Over the past couple of years, I took the time to dig deep and unearth the hurts and traumas that ultimately became my inescapable truths. As survivors, we bury them so deep in fear that if our partners were to ever discover them, we just simply cannot be loved. So we reject them, bury them, and do our best to escape them. And one of the most difficult parts of learning to love and fearlessly extend that love to others is convincing yourself that you are worthy of it too. Because on some deep level, when we experience bits of intimacy, there’s a sinking feeling in your gut and these incessant thoughts of, ‘I’m not good enough.’ Or ‘I’m just too much.’ So we keep it to ourselves and revert back to the cycle of stifling how we feel - neglecting to care for the parts of us that need the most love.

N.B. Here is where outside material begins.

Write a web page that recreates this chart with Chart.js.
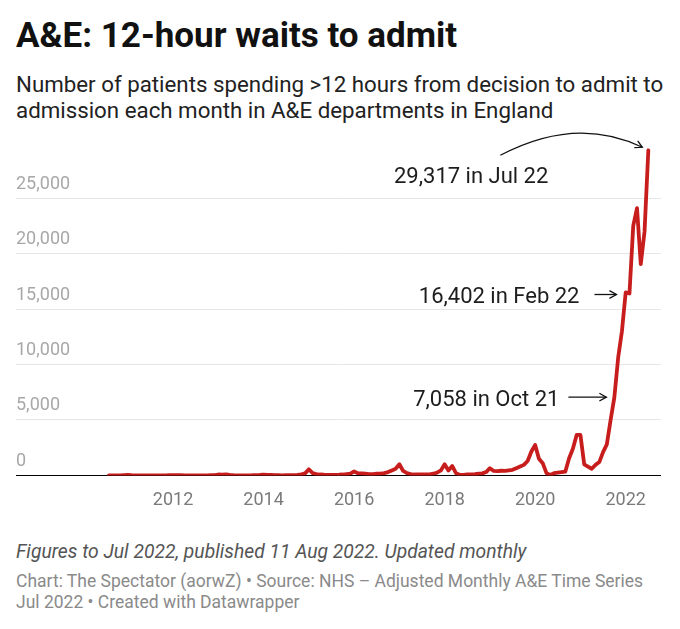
<!DOCTYPE html>
<html>
<head>
<meta charset="utf-8">
<title>A&amp;E: 12-hour waits to admit</title>
<script src="https://cdn.jsdelivr.net/npm/chart.js@4/dist/chart.umd.min.js"></script>
<style>
  html, body { margin: 0; padding: 0; background: #fff; }
  body { width: 680px; height: 629px; position: relative; overflow: hidden; font-family: Roboto, "Noto Sans", sans-serif; }
  .title { position: absolute; left: 16px; top: 17px; font-size: 35px; line-height: 38px; font-weight: 700; color: #111; margin: 0; white-space: nowrap; }
  .subtitle { position: absolute; left: 16px; top: 72px; width: 660px; font-size: 22.3px; line-height: 25.6px; color: #222; }
  #chart-wrap { position: absolute; left: 0; top: 130px; width: 680px; height: 387px; }
  .notes { position: absolute; left: 16px; top: 541px; font-size: 19.3px; line-height: 22px; font-style: italic; color: #555; white-space: nowrap; }
  .source { position: absolute; left: 16px; top: 571px; font-size: 17.5px; line-height: 21px; color: #8a8a8a; width: 650px; }
</style>
</head>
<body>
  <div class="title">A&amp;E: 12-hour waits to admit</div>
  <div class="subtitle">Number of patients spending &gt;12 hours from decision to admit to admission each month in A&amp;E departments in England</div>
  <div id="chart-wrap"><canvas id="waits-chart" width="680" height="387"></canvas></div>
  <div class="notes">Figures to Jul 2022, published 11 Aug 2022. Updated monthly</div>
  <div class="source">Chart: The Spectator (aorwZ) • Source: NHS – Adjusted Monthly A&amp;E Time Series Jul 2022 • Created with Datawrapper</div>

<script>
// --- data: monthly 12-hour trolley waits, Aug 2010 to Jul 2022 ---
const firstYear = 2010;
const firstMonth = 8; // August

const waits2010 = [2, 3, 5, 10, 25];
const waits2011 = [35, 15, 10, 5, 3, 2, 3, 2, 4, 6, 10, 15];
const waits2012 = [25, 20, 30, 10, 5, 4, 3, 3, 5, 10, 20, 30];
const waits2013 = [80, 70, 100, 50, 20, 10, 5, 5, 10, 15, 30, 40];
const waits2014 = [70, 50, 40, 30, 20, 10, 15, 15, 20, 40, 100, 180];
const waits2015 = [550, 200, 120, 80, 60, 50, 50, 50, 60, 80, 120, 160];
const waits2016 = [350, 200, 180, 150, 120, 120, 150, 150, 200, 300, 450, 600];
const waits2017 = [1000, 400, 200, 120, 80, 80, 90, 80, 100, 150, 250, 450];
const waits2018 = [1000, 450, 850, 200, 60, 50, 80, 100, 120, 150, 180, 300];
const waits2019 = [650, 400, 380, 420, 400, 450, 500, 650, 800, 950, 1300, 2150];
const waits2020 = [2750, 1500, 1100, 200, 30, 200, 250, 300, 350, 1550, 2400, 3650];
const waits2021 = [3650, 1000, 800, 600, 950, 1200, 2100, 2800, 5000, 7058, 10600, 13000];
const waits2022 = [16500, 16402, 22500, 24100, 19050, 22000, 29317];

const yearTicks = [2012, 2014, 2016, 2018, 2020, 2022];
const valueTicks = [0, 5000, 10000, 15000, 20000, 25000];

// highlighted months and their callouts
const noteMonths = ['Oct 21', 'Feb 22', 'Jul 22'];

const waits = [].concat(waits2010, waits2011, waits2012, waits2013, waits2014, waits2015,
  waits2016, waits2017, waits2018, waits2019, waits2020, waits2021, waits2022);

const monthNames = ['Jan', 'Feb', 'Mar', 'Apr', 'May', 'Jun', 'Jul', 'Aug', 'Sep', 'Oct', 'Nov', 'Dec'];
const monthLabels = waits.map((_, i) => {
  const m = firstMonth - 1 + i;
  const y = firstYear + Math.floor(m / 12);
  return monthNames[m % 12] + ' ' + String(y).slice(2);
});
const points = waits.map((v, i) => ({ x: firstYear + (firstMonth - 1 + i) / 12, y: v }));

const RED = '#c71e1d';

// draws the three callouts next to their data points
const calloutPlugin = {
  id: 'callouts',
  afterDatasetsDraw(chart) {
    const { ctx } = chart;
    const meta = chart.getDatasetMeta(0);
    const pt = label => meta.data[monthLabels.indexOf(label)];
    const fmt = label => waits[monthLabels.indexOf(label)].toLocaleString('en-US') + ' in ' + label;

    ctx.save();
    ctx.font = '22px Roboto';
    ctx.fillStyle = '#1d1d1d';
    ctx.strokeStyle = '#111';
    ctx.lineWidth = 1.3;
    ctx.textAlign = 'right';
    ctx.textBaseline = 'alphabetic';

    const arrowHead = (x, y, ang) => {
      const len = 8;
      ctx.beginPath();
      ctx.moveTo(x - len * Math.cos(ang - 0.5), y - len * Math.sin(ang - 0.5));
      ctx.lineTo(x, y);
      ctx.lineTo(x - len * Math.cos(ang + 0.5), y - len * Math.sin(ang + 0.5));
      ctx.stroke();
    };

    // Oct 21
    let p = pt(noteMonths[0]);
    ctx.fillText(fmt(noteMonths[0]), p.x - 55, p.y + 9);
    ctx.beginPath();
    ctx.moveTo(p.x - 46, p.y);
    ctx.lineTo(p.x - 8, p.y);
    ctx.stroke();
    arrowHead(p.x - 8, p.y, 0);

    // Feb 22
    p = pt(noteMonths[1]);
    ctx.fillText(fmt(noteMonths[1]), p.x - 50, p.y + 9);
    ctx.beginPath();
    ctx.moveTo(p.x - 35, p.y + 1);
    ctx.lineTo(p.x - 13, p.y + 1);
    ctx.stroke();
    arrowHead(p.x - 13, p.y + 1, 0);

    // Jul 22 with curved arrow
    p = pt(noteMonths[2]);
    ctx.fillText(fmt(noteMonths[2]), p.x - 100, p.y + 33);
    const sx = p.x - 148, sy = p.y + 5;
    const cx = p.x - 72, cy = p.y - 35;
    const ex = p.x - 6, ey = p.y - 3;
    ctx.beginPath();
    ctx.moveTo(sx, sy);
    ctx.quadraticCurveTo(cx, cy, ex, ey);
    ctx.stroke();
    arrowHead(ex, ey, Math.atan2(ey - cy, ex - cx));
    ctx.restore();
  }
};

new Chart(document.getElementById('waits-chart'), {
  type: 'line',
  data: {
    datasets: [{
      label: '12-hour waits',
      data: points,
      borderColor: RED,
      borderWidth: 3.8,
      borderJoinStyle: 'round',
      borderCapStyle: 'round',
      pointRadius: 0,
      tension: 0,
      fill: false
    }]
  },
  options: {
    responsive: false,
    devicePixelRatio: 1,
    animation: false,
    layout: { padding: { left: 16, right: 19, top: 12.7, bottom: 0 } },
    plugins: { legend: { display: false }, tooltip: { enabled: false } },
    scales: {
      x: {
        type: 'linear',
        min: 2008.53,
        max: 2022.78,
        afterBuildTicks: scale => { scale.ticks = yearTicks.map(v => ({ value: v })); },
        grid: { display: false },
        border: { display: false },
        ticks: {
          padding: 6,
          color: '#7a7a7a',
          font: { family: 'Roboto', size: 18 },
          maxRotation: 0,
          autoSkip: false,
          callback: v => String(v)
        }
      },
      y: {
        min: 0,
        max: 30000,
        afterBuildTicks: scale => { scale.ticks = valueTicks.map(v => ({ value: v })); },
        border: { display: false },
        grid: {
          drawTicks: false,
          color: c => (c.tick && c.tick.value === 0) ? '#000' : '#e6e6e6',
          lineWidth: 1
        },
        ticks: {
          mirror: true,
          padding: 0,
          labelOffset: -14,
          color: '#a8a8a8',
          font: { family: 'Roboto', size: 18 },
          callback: v => v.toLocaleString('en-US')
        }
      }
    }
  },
  plugins: [calloutPlugin]
});
</script>
</body>
</html>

So over the past few years, I had to learn to make room for how I feel and reclaim those neglected parts of my identity to allow myself to be present and show up more fully in all of my relationships.

As I’ve gone through the motions of actively healing the parts of myself that need the most love, I’ve found that one of the most terrifying parts of the process is that the feeling of longing for closeness and fear of closeness can exist in the same space simultaneously. So it becomes a vicious game of internal tug of war where every single day, we have to make the active decision to receive love, make the choice to trust, be vulnerable, and allow our partners into our world. Intimacy is a terrifying thing. So often, we stifle parts of ourselves in order to maintain this illusion of closeness, to bridge the gap, and make it seem as though we are more similar to the person we are trying to connect with. But it’s okay to be distinctly different. So often intimacy is coupled with fear - fear of being seen or being rejected or abandoned. Whether we consciously or unconsciously rewrite our truths to accomodate for others, we rob ourselves of real closeness— of being seen, known, and loved as we are. So we have to make the active decision each and every day to be open and stay open. 

For 20+ years, I often disappointed myself by holding onto expectations and expecting love from someone who didn’t even love himself. So I had to go back to where it all started and get rid of this emotional dependence & feeling of needing someone to behave a certain way in order for me to feel good. I had to learn to stop assigning expectations to people that do not have the capacity to love and stop gravitating towards toxic relationships because they felt familiar, and to some degree, felt safer. But familiarity does nothing for our growth. 

Throughout this entire process, I discovered a heightened sense of self-awareness. Some days, I have no difficulty communicating and working my way through my issues. But some days, it feels like I’m back where I started and I can’t seem to communicate how I’m feeling and why I’m feeling that way. So there’s a feeling of guilt & disgust. You have a heightened sense of self and understanding of how you react to things and how you can adjust your reactions to things. You think to yourself that you ‘know better’ and that we’re ‘past that.’ But now you’re back at square one, in a familiar place of instability and raw reactive emotion. So often you get in your own head. But I’ve learned that there is a huge difference between knowing better and thinking and relating differently to the world around you and actually doing it. Some days you’ll feel terrible, you’ll lash out, you won’t communicate, and you’ll push people away. So many of our coping mechanisms and reactions to things exist because we needed them to maintain our safety or dignity. Sometimes we needed them in order to survive. And it’s so easy to carry them into other aspects of your life. But your partner is not responsible for your mood or for your healing. So often, this process of growth begins with letting go and forgiving yourself for being callous, reactive, combative, or whoever you needed to be at a certain time, in a certain place. 


If there’s anything I’ve learned over the past year or so, it is to know that I am enough, and to love myself enough. If you’re in the process of healing and learning to fearlessly extend your love to others, hold yourself with compassion - it’s a process that takes practice. You do not need to change yourself in order to be loved. Because learning to love starts with learning to love yourself.